'''
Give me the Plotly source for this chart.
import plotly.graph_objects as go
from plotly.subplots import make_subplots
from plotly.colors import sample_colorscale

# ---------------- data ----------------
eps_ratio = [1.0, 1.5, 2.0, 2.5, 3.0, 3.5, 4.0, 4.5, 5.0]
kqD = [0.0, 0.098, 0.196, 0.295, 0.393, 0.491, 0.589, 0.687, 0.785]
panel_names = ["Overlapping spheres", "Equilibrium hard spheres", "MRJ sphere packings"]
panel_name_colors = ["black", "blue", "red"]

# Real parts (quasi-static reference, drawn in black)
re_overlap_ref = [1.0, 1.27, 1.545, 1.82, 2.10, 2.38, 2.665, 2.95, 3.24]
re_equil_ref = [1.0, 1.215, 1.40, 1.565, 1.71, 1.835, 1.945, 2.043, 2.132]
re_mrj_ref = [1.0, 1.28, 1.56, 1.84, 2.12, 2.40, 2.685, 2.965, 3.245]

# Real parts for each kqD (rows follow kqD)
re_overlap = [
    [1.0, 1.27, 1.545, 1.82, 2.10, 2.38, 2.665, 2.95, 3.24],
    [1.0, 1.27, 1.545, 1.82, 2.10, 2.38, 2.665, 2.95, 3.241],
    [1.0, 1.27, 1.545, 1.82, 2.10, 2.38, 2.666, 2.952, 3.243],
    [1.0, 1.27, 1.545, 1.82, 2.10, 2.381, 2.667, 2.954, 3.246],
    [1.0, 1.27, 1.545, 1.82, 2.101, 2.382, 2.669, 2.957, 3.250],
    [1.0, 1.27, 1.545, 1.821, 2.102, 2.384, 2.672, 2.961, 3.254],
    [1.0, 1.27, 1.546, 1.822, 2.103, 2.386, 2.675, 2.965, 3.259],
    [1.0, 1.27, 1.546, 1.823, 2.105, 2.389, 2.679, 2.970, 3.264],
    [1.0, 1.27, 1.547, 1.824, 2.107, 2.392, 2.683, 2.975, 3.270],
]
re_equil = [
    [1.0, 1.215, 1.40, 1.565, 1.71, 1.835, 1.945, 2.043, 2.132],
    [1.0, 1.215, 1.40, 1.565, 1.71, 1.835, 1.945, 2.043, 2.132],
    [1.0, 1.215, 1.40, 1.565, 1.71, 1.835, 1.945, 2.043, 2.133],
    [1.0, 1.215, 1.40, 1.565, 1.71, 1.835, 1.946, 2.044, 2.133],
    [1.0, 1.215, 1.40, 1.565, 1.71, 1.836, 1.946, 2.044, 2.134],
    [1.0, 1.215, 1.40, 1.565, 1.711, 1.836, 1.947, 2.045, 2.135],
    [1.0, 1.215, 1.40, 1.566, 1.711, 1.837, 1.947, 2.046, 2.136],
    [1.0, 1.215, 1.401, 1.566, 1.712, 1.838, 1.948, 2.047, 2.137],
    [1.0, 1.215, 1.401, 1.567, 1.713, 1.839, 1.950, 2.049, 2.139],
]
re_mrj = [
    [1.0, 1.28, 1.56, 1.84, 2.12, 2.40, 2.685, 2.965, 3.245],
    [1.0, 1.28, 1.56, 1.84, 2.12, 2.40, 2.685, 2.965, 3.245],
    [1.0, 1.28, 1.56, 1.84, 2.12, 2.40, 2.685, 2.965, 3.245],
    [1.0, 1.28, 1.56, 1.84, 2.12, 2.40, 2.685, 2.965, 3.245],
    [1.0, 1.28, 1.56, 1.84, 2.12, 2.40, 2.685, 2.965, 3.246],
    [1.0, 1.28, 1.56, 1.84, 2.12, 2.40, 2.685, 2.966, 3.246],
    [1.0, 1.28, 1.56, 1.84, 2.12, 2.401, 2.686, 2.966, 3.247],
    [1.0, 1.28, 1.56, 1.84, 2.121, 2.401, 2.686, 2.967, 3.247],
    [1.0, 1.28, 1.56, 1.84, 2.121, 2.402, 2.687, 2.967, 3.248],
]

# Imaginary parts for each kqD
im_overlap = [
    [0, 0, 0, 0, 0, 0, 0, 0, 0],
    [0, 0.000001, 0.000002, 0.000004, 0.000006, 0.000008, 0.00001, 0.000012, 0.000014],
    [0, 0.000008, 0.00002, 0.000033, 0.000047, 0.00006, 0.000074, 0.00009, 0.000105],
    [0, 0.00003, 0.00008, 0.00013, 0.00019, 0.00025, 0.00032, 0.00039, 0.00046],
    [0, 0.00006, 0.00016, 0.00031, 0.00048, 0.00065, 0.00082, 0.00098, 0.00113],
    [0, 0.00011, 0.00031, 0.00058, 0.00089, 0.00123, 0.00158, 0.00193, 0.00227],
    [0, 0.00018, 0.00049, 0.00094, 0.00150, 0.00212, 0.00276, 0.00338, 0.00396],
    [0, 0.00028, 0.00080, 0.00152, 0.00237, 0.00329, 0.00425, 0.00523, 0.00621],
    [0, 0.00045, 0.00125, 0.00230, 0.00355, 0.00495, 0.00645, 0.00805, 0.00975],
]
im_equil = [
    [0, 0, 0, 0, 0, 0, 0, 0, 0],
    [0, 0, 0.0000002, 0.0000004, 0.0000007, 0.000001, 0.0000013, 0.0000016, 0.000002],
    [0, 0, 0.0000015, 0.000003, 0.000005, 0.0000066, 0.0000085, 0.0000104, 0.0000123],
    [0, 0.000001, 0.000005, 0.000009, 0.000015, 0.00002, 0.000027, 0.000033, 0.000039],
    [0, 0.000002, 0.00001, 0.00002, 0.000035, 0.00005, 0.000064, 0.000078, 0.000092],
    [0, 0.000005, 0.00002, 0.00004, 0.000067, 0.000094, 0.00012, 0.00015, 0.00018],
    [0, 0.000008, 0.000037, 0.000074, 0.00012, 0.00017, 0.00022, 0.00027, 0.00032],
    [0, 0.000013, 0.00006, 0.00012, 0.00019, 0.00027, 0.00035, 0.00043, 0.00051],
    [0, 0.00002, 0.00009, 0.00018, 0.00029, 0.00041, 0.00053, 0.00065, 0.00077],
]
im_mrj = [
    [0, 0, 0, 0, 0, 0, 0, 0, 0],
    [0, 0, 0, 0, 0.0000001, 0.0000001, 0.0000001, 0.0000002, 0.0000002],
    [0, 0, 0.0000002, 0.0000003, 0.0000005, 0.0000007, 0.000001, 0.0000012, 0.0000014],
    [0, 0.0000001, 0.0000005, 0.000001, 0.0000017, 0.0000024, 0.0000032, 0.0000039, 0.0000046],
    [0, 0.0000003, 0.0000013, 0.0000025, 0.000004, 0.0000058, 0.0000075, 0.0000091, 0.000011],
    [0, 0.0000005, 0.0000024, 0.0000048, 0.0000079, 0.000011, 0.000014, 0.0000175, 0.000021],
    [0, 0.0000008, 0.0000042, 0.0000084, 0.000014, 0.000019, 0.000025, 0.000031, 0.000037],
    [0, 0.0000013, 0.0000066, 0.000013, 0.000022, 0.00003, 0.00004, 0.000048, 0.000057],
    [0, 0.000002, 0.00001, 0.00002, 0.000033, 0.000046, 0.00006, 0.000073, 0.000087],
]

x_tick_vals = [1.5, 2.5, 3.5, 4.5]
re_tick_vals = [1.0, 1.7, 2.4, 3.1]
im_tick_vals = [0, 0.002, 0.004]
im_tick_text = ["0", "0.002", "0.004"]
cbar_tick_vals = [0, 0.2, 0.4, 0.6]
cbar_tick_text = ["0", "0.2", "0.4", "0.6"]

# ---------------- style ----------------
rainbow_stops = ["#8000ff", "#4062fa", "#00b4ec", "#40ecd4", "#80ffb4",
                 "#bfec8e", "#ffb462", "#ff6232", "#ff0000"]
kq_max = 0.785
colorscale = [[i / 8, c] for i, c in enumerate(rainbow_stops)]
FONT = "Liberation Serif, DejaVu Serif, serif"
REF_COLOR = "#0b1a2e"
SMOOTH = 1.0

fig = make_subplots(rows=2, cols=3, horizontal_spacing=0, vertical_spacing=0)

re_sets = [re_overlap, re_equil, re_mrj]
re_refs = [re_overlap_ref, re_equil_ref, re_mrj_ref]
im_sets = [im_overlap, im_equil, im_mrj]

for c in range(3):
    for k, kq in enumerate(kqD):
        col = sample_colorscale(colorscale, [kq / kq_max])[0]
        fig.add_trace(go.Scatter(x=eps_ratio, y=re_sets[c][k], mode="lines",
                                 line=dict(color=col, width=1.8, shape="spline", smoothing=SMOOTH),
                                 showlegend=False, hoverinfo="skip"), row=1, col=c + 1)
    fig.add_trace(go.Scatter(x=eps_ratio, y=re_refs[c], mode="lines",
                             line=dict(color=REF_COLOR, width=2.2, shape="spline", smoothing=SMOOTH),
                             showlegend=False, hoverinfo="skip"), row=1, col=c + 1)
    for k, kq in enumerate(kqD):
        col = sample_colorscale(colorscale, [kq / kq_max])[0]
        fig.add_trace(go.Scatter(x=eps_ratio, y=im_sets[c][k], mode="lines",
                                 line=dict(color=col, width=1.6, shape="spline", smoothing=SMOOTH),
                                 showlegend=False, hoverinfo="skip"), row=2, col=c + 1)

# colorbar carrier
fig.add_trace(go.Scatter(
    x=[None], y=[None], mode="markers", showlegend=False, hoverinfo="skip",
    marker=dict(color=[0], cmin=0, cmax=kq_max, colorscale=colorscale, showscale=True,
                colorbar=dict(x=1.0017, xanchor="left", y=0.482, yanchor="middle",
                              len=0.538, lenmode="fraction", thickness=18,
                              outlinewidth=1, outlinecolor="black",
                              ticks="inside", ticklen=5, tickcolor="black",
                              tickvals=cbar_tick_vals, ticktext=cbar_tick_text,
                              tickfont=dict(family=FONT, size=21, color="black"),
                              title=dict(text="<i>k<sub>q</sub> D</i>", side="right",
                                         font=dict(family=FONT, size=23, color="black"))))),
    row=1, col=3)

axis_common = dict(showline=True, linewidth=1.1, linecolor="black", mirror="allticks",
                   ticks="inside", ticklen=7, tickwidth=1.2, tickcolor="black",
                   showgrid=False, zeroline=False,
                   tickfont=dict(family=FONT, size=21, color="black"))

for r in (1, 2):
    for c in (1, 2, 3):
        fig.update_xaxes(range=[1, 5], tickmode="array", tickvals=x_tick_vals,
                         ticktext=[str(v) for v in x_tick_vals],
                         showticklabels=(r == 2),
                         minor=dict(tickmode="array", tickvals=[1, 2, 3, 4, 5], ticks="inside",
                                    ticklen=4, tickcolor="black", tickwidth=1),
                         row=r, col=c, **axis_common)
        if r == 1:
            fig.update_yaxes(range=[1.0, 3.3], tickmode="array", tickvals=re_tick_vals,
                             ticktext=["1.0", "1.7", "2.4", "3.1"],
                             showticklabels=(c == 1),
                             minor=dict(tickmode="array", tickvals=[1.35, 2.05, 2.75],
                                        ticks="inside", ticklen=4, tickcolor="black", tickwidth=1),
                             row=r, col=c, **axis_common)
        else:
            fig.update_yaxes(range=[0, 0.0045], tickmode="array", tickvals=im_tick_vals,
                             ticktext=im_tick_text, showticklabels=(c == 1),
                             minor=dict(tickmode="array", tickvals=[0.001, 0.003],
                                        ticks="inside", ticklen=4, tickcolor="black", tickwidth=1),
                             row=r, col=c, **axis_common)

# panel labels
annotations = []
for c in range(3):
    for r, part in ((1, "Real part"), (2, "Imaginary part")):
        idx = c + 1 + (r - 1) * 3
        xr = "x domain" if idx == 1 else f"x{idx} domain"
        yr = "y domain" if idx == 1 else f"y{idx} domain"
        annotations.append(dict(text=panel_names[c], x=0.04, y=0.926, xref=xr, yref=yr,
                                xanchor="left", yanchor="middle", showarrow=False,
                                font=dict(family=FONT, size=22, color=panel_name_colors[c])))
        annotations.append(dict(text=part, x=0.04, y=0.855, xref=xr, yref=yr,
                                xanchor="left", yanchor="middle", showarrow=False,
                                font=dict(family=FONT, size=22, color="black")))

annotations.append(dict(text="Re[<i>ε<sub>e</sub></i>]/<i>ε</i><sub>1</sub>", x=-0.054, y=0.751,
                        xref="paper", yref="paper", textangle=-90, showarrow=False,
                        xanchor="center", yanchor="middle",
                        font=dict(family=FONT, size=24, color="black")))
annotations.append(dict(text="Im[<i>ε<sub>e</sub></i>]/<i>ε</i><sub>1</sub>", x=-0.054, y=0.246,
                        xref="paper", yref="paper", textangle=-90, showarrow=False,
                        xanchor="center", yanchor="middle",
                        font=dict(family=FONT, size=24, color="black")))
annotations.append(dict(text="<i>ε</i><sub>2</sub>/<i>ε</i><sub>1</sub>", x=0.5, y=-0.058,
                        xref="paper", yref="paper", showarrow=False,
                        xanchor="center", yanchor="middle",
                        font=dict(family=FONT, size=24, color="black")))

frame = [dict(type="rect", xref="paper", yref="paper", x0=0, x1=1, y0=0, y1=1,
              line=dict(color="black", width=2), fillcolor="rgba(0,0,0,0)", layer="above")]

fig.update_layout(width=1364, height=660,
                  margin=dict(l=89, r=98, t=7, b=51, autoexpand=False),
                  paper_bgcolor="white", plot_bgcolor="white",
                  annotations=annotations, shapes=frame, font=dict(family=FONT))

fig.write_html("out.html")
'''
'''
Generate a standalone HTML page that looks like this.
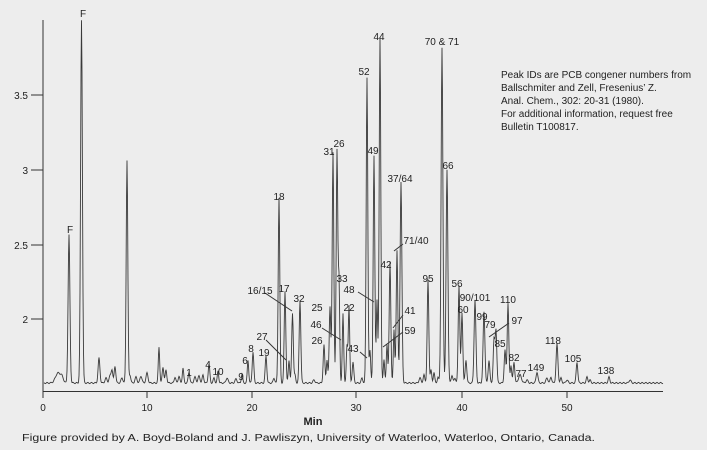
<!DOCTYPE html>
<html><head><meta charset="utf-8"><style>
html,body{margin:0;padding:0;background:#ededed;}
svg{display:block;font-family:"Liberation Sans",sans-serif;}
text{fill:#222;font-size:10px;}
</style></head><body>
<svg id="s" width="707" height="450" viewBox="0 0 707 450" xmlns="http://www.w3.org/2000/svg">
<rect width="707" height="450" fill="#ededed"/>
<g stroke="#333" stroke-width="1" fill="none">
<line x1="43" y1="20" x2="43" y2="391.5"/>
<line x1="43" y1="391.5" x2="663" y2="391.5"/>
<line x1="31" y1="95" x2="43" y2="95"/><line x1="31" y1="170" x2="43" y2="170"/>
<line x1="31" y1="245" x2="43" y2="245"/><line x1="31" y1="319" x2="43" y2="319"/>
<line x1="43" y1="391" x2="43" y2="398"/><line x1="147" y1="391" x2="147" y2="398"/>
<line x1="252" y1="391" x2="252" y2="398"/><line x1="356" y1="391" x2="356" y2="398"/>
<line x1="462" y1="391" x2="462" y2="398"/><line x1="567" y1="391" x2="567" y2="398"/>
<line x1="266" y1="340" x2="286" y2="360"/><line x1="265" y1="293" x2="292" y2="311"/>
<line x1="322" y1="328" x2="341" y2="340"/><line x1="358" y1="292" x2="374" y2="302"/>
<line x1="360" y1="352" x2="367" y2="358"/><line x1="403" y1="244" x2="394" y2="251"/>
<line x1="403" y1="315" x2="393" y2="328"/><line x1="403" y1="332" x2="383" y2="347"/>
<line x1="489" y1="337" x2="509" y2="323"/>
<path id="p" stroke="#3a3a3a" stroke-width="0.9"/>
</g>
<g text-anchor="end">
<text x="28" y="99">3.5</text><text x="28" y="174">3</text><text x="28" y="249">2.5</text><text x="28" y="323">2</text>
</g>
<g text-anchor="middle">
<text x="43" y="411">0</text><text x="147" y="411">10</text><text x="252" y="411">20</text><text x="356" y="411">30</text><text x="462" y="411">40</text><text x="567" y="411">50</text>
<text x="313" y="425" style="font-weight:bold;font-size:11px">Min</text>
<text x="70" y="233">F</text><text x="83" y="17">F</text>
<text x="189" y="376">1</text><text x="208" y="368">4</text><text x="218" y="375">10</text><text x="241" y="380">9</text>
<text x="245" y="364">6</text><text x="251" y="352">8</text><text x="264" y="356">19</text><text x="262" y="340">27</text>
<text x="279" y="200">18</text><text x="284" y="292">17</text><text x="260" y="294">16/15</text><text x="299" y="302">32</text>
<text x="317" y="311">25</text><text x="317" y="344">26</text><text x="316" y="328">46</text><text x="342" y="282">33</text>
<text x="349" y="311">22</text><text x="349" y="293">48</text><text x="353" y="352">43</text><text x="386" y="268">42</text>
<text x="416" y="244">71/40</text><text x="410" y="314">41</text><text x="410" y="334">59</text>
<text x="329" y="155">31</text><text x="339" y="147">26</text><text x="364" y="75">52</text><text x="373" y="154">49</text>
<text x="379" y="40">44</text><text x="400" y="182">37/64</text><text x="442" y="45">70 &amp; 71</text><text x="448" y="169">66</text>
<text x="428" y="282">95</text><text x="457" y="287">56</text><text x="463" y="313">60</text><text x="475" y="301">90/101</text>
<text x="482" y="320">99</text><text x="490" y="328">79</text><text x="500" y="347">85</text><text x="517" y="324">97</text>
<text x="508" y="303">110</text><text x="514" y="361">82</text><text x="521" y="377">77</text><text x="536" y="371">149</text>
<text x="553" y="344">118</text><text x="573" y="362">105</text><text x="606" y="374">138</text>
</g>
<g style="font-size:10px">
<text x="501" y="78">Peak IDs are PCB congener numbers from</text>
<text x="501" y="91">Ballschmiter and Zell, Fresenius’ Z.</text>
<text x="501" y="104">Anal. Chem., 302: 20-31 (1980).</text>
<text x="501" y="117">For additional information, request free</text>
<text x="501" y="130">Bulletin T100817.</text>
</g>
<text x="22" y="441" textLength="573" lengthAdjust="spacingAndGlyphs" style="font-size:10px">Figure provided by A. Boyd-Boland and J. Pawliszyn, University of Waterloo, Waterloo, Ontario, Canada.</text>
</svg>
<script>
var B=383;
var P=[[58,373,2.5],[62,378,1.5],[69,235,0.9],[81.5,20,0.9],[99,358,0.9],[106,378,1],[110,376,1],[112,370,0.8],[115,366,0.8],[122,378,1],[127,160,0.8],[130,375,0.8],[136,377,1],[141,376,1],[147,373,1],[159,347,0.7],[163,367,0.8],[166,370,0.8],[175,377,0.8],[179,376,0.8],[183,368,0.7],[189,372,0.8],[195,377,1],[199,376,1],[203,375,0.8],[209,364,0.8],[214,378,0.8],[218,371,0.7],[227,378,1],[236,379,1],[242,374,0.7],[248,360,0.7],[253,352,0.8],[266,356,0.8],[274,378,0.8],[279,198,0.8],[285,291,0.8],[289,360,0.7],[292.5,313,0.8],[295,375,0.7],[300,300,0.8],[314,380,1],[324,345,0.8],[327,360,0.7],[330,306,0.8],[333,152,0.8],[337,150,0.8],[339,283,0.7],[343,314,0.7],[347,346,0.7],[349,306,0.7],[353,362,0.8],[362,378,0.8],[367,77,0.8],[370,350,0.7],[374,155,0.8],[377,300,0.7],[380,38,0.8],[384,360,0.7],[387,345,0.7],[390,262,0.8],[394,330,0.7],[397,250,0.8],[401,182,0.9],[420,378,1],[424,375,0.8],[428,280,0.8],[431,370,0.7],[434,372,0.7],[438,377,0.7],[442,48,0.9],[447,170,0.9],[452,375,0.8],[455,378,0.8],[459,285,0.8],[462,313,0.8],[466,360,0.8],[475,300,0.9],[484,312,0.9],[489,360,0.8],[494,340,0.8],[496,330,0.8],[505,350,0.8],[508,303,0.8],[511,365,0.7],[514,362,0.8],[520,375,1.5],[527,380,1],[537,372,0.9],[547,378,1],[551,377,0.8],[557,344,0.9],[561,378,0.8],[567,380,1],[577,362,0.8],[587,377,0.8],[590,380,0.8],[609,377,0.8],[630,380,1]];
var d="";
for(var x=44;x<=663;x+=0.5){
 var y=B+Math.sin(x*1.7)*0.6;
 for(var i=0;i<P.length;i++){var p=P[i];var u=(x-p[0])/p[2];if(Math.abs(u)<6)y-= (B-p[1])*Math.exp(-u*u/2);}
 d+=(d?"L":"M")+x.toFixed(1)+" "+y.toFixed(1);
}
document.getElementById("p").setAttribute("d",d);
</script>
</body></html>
'''
_Exercise instructions_
Make a list of all lines in the data that contain "this".

_Written answer_
Give me the Plotly source for this chart.
Generate a standalone HTML page that looks like this.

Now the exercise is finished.